■ Exercise objective
Provide an exact copy of the lines from the beginning of the records through the line that includes "100, 110, 120];", and of no others.

[Entries with chart source code]
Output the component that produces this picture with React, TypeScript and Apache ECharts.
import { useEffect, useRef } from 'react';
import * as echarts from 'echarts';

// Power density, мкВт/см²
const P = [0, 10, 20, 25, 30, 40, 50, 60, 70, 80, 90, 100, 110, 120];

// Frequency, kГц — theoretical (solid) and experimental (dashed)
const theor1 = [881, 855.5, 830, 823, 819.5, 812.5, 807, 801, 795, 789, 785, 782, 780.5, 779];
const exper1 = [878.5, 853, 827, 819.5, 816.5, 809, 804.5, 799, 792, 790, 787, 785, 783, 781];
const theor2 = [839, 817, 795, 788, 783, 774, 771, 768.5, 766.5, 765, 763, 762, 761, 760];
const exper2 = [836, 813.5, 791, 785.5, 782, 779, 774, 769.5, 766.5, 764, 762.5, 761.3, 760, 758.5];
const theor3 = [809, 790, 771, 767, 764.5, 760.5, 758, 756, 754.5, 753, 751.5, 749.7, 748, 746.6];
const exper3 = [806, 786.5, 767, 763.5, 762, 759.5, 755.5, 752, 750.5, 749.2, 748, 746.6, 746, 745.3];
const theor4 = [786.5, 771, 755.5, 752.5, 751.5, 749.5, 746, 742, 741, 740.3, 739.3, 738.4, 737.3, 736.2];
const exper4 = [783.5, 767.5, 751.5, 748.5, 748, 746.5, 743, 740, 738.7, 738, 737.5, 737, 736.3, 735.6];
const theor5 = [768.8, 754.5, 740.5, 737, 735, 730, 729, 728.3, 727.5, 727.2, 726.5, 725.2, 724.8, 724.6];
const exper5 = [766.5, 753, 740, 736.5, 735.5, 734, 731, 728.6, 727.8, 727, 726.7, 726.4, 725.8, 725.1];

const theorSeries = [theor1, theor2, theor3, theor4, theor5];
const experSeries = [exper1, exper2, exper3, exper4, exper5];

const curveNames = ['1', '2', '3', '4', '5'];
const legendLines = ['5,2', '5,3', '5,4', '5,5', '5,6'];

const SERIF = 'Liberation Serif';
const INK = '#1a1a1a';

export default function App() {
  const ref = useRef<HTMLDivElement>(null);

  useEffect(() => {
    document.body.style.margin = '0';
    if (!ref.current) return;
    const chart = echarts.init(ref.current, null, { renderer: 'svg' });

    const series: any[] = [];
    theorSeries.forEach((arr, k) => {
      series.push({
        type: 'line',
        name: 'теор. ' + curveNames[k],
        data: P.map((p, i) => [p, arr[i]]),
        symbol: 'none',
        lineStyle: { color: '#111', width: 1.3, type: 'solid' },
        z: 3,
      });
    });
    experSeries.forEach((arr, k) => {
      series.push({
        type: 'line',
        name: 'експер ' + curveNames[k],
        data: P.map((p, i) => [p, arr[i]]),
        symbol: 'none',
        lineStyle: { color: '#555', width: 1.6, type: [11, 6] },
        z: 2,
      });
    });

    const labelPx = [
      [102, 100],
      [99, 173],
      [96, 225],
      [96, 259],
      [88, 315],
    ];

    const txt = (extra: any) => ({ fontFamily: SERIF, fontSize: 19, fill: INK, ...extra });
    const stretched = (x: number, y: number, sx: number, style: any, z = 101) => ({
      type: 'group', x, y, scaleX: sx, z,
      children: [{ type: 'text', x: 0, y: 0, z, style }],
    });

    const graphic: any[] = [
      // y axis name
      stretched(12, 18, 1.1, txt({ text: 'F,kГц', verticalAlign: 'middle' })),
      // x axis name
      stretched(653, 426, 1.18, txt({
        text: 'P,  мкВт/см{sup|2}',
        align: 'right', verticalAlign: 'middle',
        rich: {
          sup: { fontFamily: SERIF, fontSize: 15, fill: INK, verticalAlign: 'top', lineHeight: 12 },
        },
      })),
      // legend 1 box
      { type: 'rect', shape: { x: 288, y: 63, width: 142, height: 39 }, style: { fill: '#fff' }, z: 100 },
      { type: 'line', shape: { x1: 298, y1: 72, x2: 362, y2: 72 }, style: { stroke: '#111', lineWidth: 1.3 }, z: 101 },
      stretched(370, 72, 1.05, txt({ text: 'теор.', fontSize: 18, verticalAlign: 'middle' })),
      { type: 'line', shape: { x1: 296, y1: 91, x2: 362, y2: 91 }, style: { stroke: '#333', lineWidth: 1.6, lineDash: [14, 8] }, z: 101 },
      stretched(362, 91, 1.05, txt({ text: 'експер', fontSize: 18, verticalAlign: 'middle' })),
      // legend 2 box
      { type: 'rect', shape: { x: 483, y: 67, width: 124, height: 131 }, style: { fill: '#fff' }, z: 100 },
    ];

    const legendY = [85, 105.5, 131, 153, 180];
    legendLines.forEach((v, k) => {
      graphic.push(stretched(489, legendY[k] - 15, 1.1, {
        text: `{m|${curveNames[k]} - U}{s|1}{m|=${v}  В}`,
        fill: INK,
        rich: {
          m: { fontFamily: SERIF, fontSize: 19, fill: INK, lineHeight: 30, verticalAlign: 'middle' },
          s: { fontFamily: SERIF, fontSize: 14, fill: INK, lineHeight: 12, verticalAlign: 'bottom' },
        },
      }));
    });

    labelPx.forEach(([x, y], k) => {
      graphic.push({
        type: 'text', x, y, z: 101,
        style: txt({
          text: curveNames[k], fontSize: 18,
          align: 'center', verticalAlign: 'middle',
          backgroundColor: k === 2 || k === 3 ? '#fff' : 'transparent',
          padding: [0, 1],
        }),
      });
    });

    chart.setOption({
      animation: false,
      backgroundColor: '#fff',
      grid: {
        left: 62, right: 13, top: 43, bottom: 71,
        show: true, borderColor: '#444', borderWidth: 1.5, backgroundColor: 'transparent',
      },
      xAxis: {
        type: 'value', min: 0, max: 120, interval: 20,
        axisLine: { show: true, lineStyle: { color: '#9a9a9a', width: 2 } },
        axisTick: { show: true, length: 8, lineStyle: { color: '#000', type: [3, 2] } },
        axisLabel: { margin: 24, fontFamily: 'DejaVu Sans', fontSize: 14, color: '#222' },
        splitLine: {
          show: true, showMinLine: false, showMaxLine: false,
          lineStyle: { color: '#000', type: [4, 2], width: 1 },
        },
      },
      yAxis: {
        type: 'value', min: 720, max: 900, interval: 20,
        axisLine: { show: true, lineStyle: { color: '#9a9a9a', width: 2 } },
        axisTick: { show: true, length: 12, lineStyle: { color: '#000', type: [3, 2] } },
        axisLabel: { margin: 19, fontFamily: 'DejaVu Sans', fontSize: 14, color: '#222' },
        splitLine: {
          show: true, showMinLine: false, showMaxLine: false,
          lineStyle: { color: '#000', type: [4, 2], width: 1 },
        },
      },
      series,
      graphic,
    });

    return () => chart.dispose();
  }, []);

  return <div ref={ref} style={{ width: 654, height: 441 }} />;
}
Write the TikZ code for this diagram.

■ Solution to this exercise
Output the component that produces this picture with React, TypeScript and Apache ECharts.
import { useEffect, useRef } from 'react';
import * as echarts from 'echarts';

// Power density, мкВт/см²
const P = [0, 10, 20, 25, 30, 40, 50, 60, 70, 80, 90, 100, 110, 120];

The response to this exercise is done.